A note about temporary or transient files
There are some files that are created by the tools you are using that are temporary or transient. Examples of this would include the checkpoint files created by Jupyter and intermediary data files stored during the execution of a script. These files are tracked by git and may appear in the list of conflicted files but you should be able to ignore them while resolving any real merge conflicts.
Files that don't need to be merged
It may be that for many of the files either your local copy or the remote copy is the right one to keep. You had to choose the option to resolve conflicts manually only because of other conflicting files. You can use the git command line to select whether to keep the local or remote copy for each of these files.
Files that you can merge yourself
The files that you create yourself such as scripts or notebooks you can perform a merge directly. When you open a script file in a text editor you will be able to see the differences between the files in the git diff format. As you merge the changes you can remove the diff tags to that when you are finished you have a file that looks exactly the way you want for the final merged version.
For Jupyter notebooks a notebook file will be created with comments flagging the Local and Remote changes to enable merging.
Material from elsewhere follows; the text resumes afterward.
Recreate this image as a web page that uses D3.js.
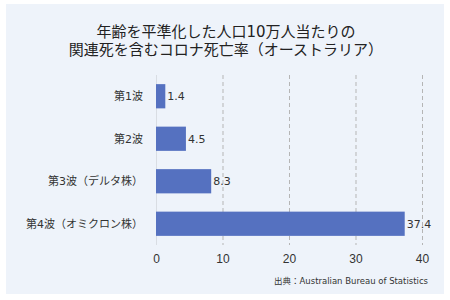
<!DOCTYPE html>
<html lang="ja">
<head>
<meta charset="UTF-8">
<title>コロナ死亡率</title>
<script src="https://d3js.org/d3.v7.min.js"></script>
<style>
    * { margin: 0; padding: 0; box-sizing: border-box; }
    body {
        width: 450px;
        height: 300px;
        background: #fff;
        font-family: "DejaVu Sans", "Noto Sans CJK JP", sans-serif;
    }
    .axis text { fill: #333; font-size: 12px; }
    .cat-label { fill: #333; font-size: 11px; }
    .label { fill: #333; font-size: 11px; }
</style>
</head>
<body>
<div id="chart"></div>
<script>
    // データ
    const categories = ["第1波", "第2波", "第3波（デルタ株）", "第4波（オミクロン株）"];
    const values = [1.4, 4.5, 8.3, 37.4];
    const tickValues = [0, 10, 20, 30, 40];
    const titleLines = ["年齢を平準化した人口10万人当たりの", "関連死を含むコロナ死亡率（オーストラリア）"];
    const sourceText = "出典：Australian Bureau of Statistics";

    const W = 450, H = 300;
    const svg = d3.select("#chart").append("svg")
        .attr("width", W)
        .attr("height", H);

    // 背景パネル
    svg.append("rect")
        .attr("x", 6).attr("y", 4)
        .attr("width", 438).attr("height", 290)
        .attr("fill", "#eef3fa");

    // タイトル
    svg.selectAll(".title")
        .data(titleLines)
        .enter()
        .append("text")
        .attr("class", "title")
        .attr("x", 226)
        .attr("y", (d, i) => 32 + i * 18)
        .attr("dy", "0.35em")
        .attr("text-anchor", "middle")
        .attr("fill", "#222")
        .style("font-size", "15px")
        .text(d => d);

    const x = d3.scaleLinear().domain([0, 40]).range([156, 422]);
    const y = d3.scaleBand()
        .domain(categories)
        .range([75, 245])
        .paddingInner(0.43)
        .paddingOuter(0.215);

    // グリッド線
    svg.selectAll(".grid")
        .data(tickValues)
        .enter()
        .append("line")
        .attr("class", "grid")
        .attr("x1", d => x(d) + 0.5)
        .attr("x2", d => x(d) + 0.5)
        .attr("y1", 75)
        .attr("y2", 245)
        .attr("stroke", d => d === 0 ? "#d9dde3" : "#b5b5b5")
        .attr("stroke-dasharray", d => d === 0 ? null : "4,3");

    // X軸
    const xAxis = svg.append("g")
        .attr("class", "axis")
        .attr("transform", "translate(0,250)")
        .call(d3.axisBottom(x).tickValues(tickValues).tickSize(0).tickPadding(4));
    xAxis.select(".domain").remove();

    // バー
    svg.selectAll(".bar")
        .data(values)
        .enter()
        .append("rect")
        .attr("class", "bar")
        .attr("x", x(0))
        .attr("y", (d, i) => y(categories[i]))
        .attr("width", d => x(d) - x(0))
        .attr("height", y.bandwidth())
        .attr("fill", "#5571c0");

    // 値ラベル
    svg.selectAll(".label")
        .data(values)
        .enter()
        .append("text")
        .attr("class", "label")
        .attr("x", d => x(d) + 2)
        .attr("y", (d, i) => y(categories[i]) + y.bandwidth() / 2)
        .attr("dy", "0.35em")
        .text(d => d.toFixed(1));

    // カテゴリラベル
    svg.selectAll(".cat-label")
        .data(categories)
        .enter()
        .append("text")
        .attr("class", "cat-label")
        .attr("x", 143)
        .attr("y", d => y(d) + y.bandwidth() / 2)
        .attr("dy", "0.35em")
        .attr("text-anchor", "end")
        .text(d => d);

    // 出典
    svg.append("text")
        .attr("x", 428)
        .attr("y", 281)
        .attr("dy", "0.35em")
        .attr("text-anchor", "end")
        .attr("fill", "#333")
        .style("font-size", "8.5px")
        .text(sourceText);
</script>
</body>
</html>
While keeping the terminal open you should log in to the cluster from another tab in your browser and open the conflicting notebook in Jupyter to most easily see the conflicts and resolve them yourself.
Files that you can't merge directly
For other types of files you should not attempt to perform the merge at the file level. You should use use the git command line to select to keep either your own copy or the copy from the master. Then you can use the regular user interface to make any edits to that object to include the changes from the other .
Tools that create a set of files
Some of the tools you will be using will store their output as a group of files. In that case, when resolving conflicts you may need to look at the full set of files to make the appropriate edits to resolve your conflicts.